Copy out all lines of the records in which the word "this" appears.

▶ [RECORDS SUPPLIED]
****************
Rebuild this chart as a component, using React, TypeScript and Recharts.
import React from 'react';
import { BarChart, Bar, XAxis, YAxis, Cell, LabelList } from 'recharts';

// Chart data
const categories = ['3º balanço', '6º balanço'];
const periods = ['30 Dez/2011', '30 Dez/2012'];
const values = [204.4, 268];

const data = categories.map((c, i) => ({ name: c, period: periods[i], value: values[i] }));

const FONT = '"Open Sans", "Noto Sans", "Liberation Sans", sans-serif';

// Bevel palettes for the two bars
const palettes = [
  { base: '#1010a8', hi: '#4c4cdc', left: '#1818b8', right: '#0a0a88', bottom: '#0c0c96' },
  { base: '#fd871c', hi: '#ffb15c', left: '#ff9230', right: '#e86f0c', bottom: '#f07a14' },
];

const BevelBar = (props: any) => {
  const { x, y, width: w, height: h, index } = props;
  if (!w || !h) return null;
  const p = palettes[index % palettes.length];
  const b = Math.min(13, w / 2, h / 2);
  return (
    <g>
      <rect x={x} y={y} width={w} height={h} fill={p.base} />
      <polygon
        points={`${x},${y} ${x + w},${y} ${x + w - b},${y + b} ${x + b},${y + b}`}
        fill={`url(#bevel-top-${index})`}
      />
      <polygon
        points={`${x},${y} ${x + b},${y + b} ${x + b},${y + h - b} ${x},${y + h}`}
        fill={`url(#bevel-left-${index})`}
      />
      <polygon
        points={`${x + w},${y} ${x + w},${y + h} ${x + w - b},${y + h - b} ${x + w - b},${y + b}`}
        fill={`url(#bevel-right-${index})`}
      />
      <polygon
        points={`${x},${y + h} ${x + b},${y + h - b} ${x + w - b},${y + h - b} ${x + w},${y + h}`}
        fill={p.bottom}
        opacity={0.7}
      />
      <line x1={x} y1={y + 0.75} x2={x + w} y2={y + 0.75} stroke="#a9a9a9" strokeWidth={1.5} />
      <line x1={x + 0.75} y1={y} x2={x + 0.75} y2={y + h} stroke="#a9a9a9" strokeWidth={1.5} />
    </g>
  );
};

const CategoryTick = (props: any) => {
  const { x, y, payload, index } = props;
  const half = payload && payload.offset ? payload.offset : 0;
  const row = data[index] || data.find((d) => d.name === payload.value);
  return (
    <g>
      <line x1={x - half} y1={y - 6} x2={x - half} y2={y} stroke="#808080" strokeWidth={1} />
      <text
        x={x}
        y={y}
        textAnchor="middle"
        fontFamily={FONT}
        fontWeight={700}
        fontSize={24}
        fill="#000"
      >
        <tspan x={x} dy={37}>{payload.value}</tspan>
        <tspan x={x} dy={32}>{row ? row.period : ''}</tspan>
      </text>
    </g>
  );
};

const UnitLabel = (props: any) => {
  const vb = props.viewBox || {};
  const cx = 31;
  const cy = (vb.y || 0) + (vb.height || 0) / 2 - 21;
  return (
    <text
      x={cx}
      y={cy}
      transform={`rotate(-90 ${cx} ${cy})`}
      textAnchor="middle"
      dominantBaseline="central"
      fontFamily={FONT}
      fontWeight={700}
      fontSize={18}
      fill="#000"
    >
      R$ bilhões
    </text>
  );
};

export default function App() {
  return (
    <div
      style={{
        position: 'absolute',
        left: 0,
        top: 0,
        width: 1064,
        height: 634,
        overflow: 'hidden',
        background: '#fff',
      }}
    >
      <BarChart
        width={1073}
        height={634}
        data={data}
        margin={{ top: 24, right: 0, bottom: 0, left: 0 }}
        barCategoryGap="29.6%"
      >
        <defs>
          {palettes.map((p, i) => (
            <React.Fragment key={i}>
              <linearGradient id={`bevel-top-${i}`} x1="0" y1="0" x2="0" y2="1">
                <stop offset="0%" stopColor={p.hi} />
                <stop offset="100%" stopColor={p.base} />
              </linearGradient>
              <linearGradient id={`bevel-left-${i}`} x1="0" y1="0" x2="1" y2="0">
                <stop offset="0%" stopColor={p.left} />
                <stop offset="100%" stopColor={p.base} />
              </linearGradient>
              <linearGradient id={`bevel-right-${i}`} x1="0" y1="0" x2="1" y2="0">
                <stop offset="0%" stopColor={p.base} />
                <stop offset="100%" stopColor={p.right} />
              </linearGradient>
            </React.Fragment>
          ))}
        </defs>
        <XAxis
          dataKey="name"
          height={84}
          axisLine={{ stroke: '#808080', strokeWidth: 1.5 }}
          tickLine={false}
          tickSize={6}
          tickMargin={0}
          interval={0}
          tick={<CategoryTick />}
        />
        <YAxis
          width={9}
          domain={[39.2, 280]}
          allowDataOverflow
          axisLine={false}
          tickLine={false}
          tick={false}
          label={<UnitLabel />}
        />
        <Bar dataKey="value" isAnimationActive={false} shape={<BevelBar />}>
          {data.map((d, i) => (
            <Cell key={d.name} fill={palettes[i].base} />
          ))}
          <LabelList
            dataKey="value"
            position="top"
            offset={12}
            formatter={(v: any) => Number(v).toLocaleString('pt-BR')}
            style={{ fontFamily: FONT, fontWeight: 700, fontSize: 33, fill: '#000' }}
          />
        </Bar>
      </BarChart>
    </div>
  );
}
****************
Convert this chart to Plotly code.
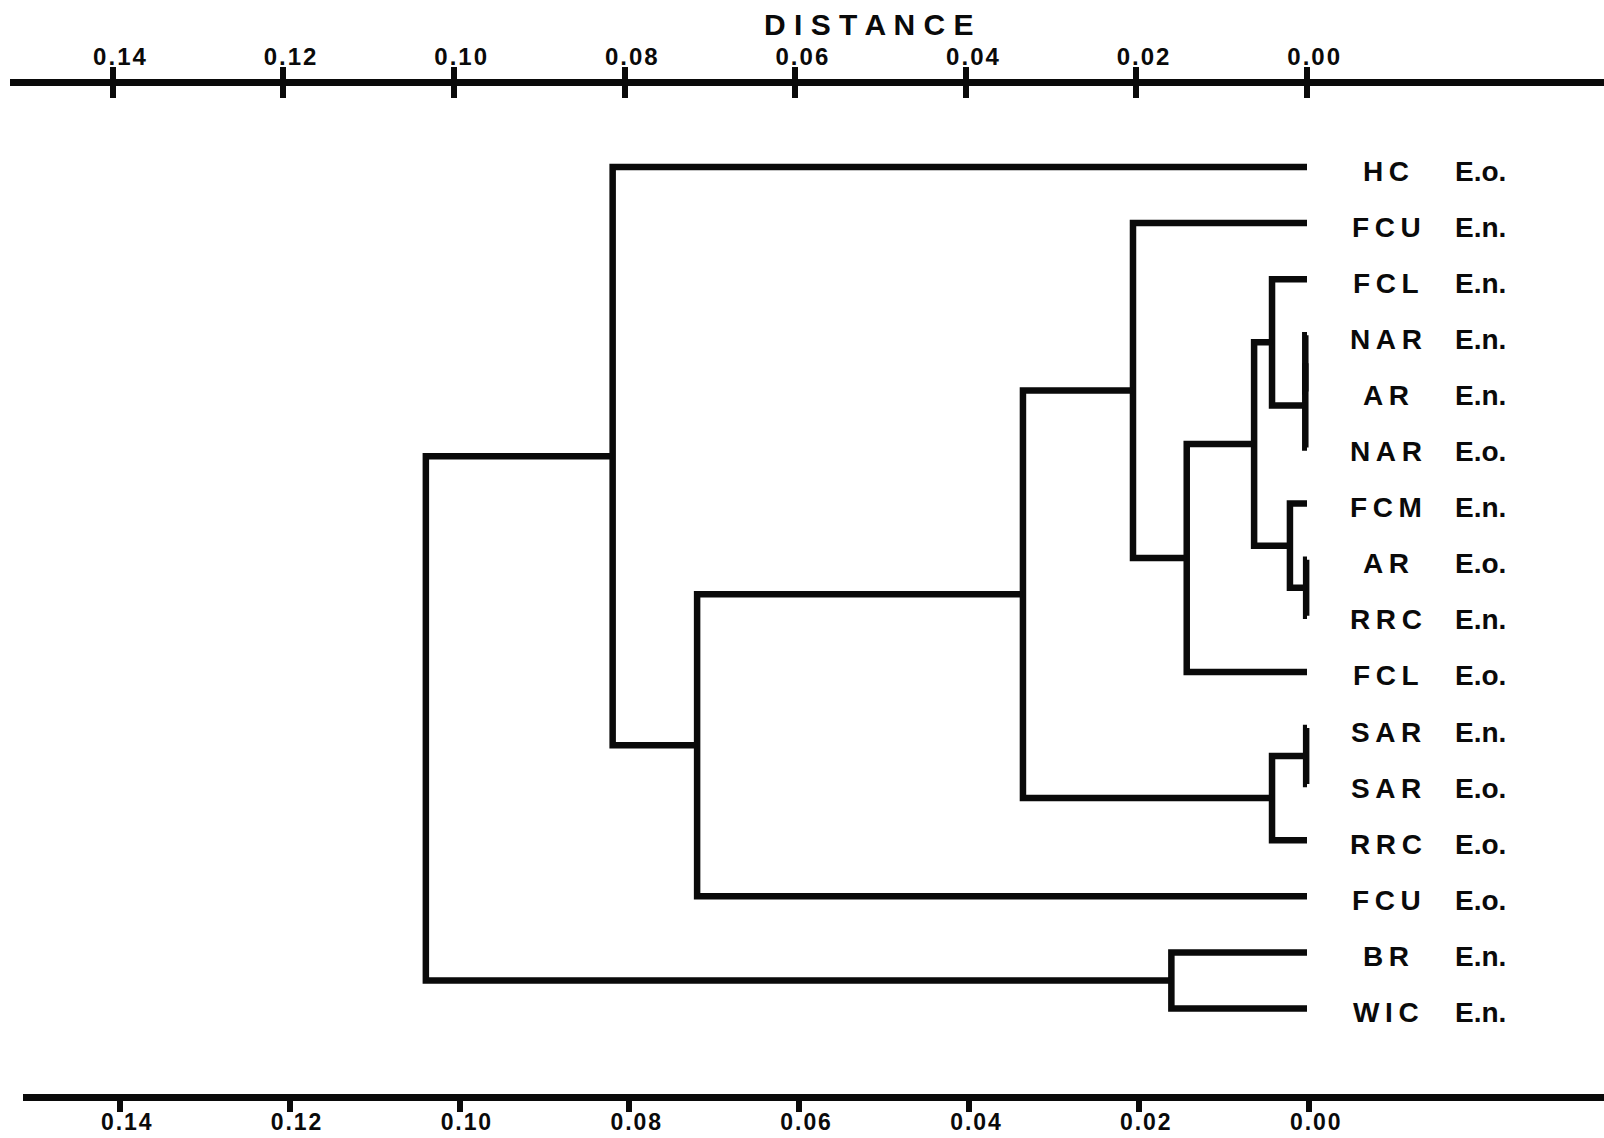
****************
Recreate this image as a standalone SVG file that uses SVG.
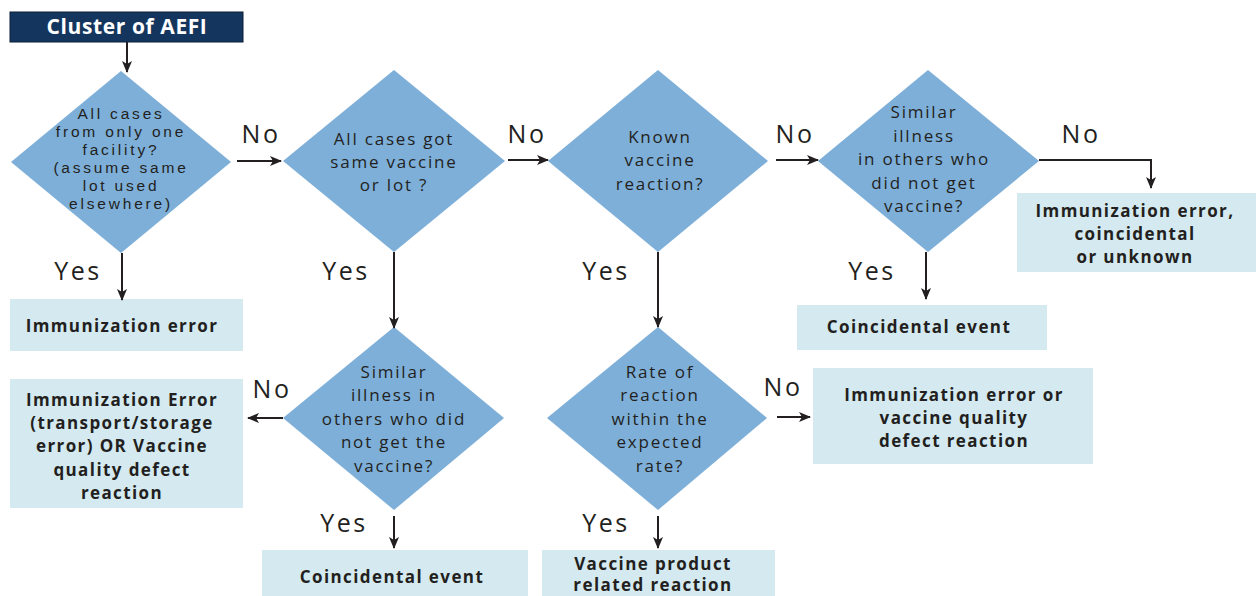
****************
▶ [FINAL RESULT]
Rebuild this chart as a component, using React, TypeScript and Recharts.
Convert this chart to Plotly code.
Recreate this image as a standalone SVG file that uses SVG.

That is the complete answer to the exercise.